— YOUR GOAL —
With the pictures left out, copy the listing below exactly.
__________________________________________________
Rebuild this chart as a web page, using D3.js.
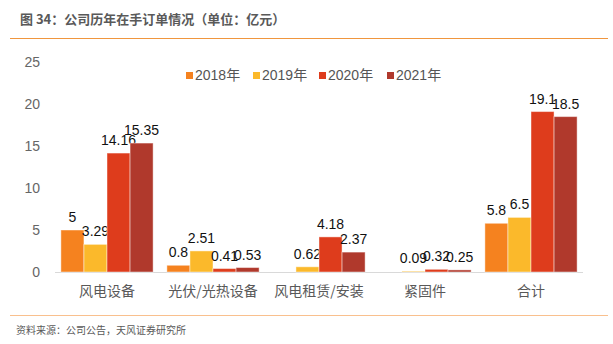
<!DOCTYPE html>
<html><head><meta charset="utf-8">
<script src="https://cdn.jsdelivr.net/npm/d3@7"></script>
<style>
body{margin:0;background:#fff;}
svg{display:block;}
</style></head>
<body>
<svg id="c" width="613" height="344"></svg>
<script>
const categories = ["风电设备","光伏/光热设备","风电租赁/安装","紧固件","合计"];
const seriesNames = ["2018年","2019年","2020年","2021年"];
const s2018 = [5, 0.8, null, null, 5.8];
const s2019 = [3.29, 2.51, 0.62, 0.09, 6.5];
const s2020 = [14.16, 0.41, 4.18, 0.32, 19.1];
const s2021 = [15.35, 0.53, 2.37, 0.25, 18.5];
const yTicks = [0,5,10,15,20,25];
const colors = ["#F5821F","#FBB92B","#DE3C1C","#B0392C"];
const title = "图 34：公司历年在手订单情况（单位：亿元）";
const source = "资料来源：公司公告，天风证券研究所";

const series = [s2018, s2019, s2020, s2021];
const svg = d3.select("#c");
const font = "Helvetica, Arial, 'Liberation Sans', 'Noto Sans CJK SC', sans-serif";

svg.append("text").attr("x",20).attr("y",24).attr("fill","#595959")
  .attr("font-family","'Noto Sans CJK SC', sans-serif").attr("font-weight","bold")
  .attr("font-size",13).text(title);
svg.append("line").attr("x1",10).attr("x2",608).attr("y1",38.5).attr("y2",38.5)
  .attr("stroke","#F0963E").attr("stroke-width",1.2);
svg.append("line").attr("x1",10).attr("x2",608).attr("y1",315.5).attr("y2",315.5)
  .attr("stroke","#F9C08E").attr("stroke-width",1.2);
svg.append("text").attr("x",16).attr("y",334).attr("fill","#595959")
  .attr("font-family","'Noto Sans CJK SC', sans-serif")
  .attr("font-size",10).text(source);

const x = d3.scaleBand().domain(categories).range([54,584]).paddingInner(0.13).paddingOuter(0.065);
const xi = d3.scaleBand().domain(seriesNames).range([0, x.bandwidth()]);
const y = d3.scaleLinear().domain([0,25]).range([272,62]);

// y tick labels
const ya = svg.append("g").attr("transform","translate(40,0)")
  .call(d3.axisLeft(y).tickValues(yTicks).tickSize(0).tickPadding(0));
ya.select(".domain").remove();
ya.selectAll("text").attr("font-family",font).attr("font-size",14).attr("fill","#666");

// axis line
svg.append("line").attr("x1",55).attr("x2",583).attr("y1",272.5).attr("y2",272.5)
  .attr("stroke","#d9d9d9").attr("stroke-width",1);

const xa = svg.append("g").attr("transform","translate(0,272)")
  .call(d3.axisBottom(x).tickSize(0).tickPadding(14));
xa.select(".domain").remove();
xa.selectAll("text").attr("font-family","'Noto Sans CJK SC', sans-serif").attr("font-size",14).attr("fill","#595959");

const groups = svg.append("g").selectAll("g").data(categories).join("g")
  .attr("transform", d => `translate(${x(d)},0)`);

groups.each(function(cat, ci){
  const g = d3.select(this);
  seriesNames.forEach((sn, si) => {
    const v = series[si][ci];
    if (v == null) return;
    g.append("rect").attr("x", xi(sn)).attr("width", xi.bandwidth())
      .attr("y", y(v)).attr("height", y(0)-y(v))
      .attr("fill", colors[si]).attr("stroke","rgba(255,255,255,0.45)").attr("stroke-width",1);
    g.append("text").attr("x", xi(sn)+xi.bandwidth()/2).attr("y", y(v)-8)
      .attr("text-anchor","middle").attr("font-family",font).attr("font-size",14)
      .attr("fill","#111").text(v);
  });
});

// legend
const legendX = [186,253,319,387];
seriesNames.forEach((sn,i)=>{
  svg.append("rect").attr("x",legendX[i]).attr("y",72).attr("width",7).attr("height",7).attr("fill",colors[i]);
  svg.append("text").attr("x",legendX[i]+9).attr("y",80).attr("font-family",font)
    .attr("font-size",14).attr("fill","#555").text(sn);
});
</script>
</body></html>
__________________________________________________
— RESPONSE FOR THIS EXERCISE —
Rebuild this chart as a web page, using D3.js.
<!DOCTYPE html>
<html><head><meta charset="utf-8">
<script src="https://cdn.jsdelivr.net/npm/d3@7"></script>
<style>
body{margin:0;background:#fff;}
svg{display:block;}
</style></head>
<body>
<svg id="c" width="613" height="344"></svg>
<script>
const categories = ["风电设备","光伏/光热设备","风电租赁/安装","紧固件","合计"];
const seriesNames = ["2018年","2019年","2020年","2021年"];
const s2018 = [5, 0.8, null, null, 5.8];
const s2019 = [3.29, 2.51, 0.62, 0.09, 6.5];
const s2020 = [14.16, 0.41, 4.18, 0.32, 19.1];
const s2021 = [15.35, 0.53, 2.37, 0.25, 18.5];
const yTicks = [0,5,10,15,20,25];
const colors = ["#F5821F","#FBB92B","#DE3C1C","#B0392C"];
const title = "图 34：公司历年在手订单情况（单位：亿元）";
const source = "资料来源：公司公告，天风证券研究所";

const series = [s2018, s2019, s2020, s2021];
const svg = d3.select("#c");
const font = "Helvetica, Arial, 'Liberation Sans', 'Noto Sans CJK SC', sans-serif";

svg.append("text").attr("x",20).attr("y",24).attr("fill","#595959")
  .attr("font-family","'Noto Sans CJK SC', sans-serif").attr("font-weight","bold")
  .attr("font-size",13).text(title);
svg.append("line").attr("x1",10).attr("x2",608).attr("y1",38.5).attr("y2",38.5)
  .attr("stroke","#F0963E").attr("stroke-width",1.2);
svg.append("line").attr("x1",10).attr("x2",608).attr("y1",315.5).attr("y2",315.5)
  .attr("stroke","#F9C08E").attr("stroke-width",1.2);
svg.append("text").attr("x",16).attr("y",334).attr("fill","#595959")
  .attr("font-family","'Noto Sans CJK SC', sans-serif")
  .attr("font-size",10).text(source);

const x = d3.scaleBand().domain(categories).range([54,584]).paddingInner(0.13).paddingOuter(0.065);
const xi = d3.scaleBand().domain(seriesNames).range([0, x.bandwidth()]);
const y = d3.scaleLinear().domain([0,25]).range([272,62]);

// y tick labels
const ya = svg.append("g").attr("transform","translate(40,0)")
  .call(d3.axisLeft(y).tickValues(yTicks).tickSize(0).tickPadding(0));
ya.select(".domain").remove();
ya.selectAll("text").attr("font-family",font).attr("font-size",14).attr("fill","#666");

// axis line
svg.append("line").attr("x1",55).attr("x2",583).attr("y1",272.5).attr("y2",272.5)
  .attr("stroke","#d9d9d9").attr("stroke-width",1);

const xa = svg.append("g").attr("transform","translate(0,272)")
  .call(d3.axisBottom(x).tickSize(0).tickPadding(14));
xa.select(".domain").remove();
xa.selectAll("text").attr("font-family","'Noto Sans CJK SC', sans-serif").attr("font-size",14).attr("fill","#595959");

const groups = svg.append("g").selectAll("g").data(categories).join("g")
  .attr("transform", d => `translate(${x(d)},0)`);

groups.each(function(cat, ci){
  const g = d3.select(this);
  seriesNames.forEach((sn, si) => {
    const v = series[si][ci];
    if (v == null) return;
    g.append("rect").attr("x", xi(sn)).attr("width", xi.bandwidth())
      .attr("y", y(v)).attr("height", y(0)-y(v))
      .attr("fill", colors[si]).attr("stroke","rgba(255,255,255,0.45)").attr("stroke-width",1);
    g.append("text").attr("x", xi(sn)+xi.bandwidth()/2).attr("y", y(v)-8)
      .attr("text-anchor","middle").attr("font-family",font).attr("font-size",14)
      .attr("fill","#111").text(v);
  });
});

// legend
const legendX = [186,253,319,387];
seriesNames.forEach((sn,i)=>{
  svg.append("rect").attr("x",legendX[i]).attr("y",72).attr("width",7).attr("height",7).attr("fill",colors[i]);
  svg.append("text").attr("x",legendX[i]+9).attr("y",80).attr("font-family",font)
    .attr("font-size",14).attr("fill","#555").text(sn);
});
</script>
</body></html>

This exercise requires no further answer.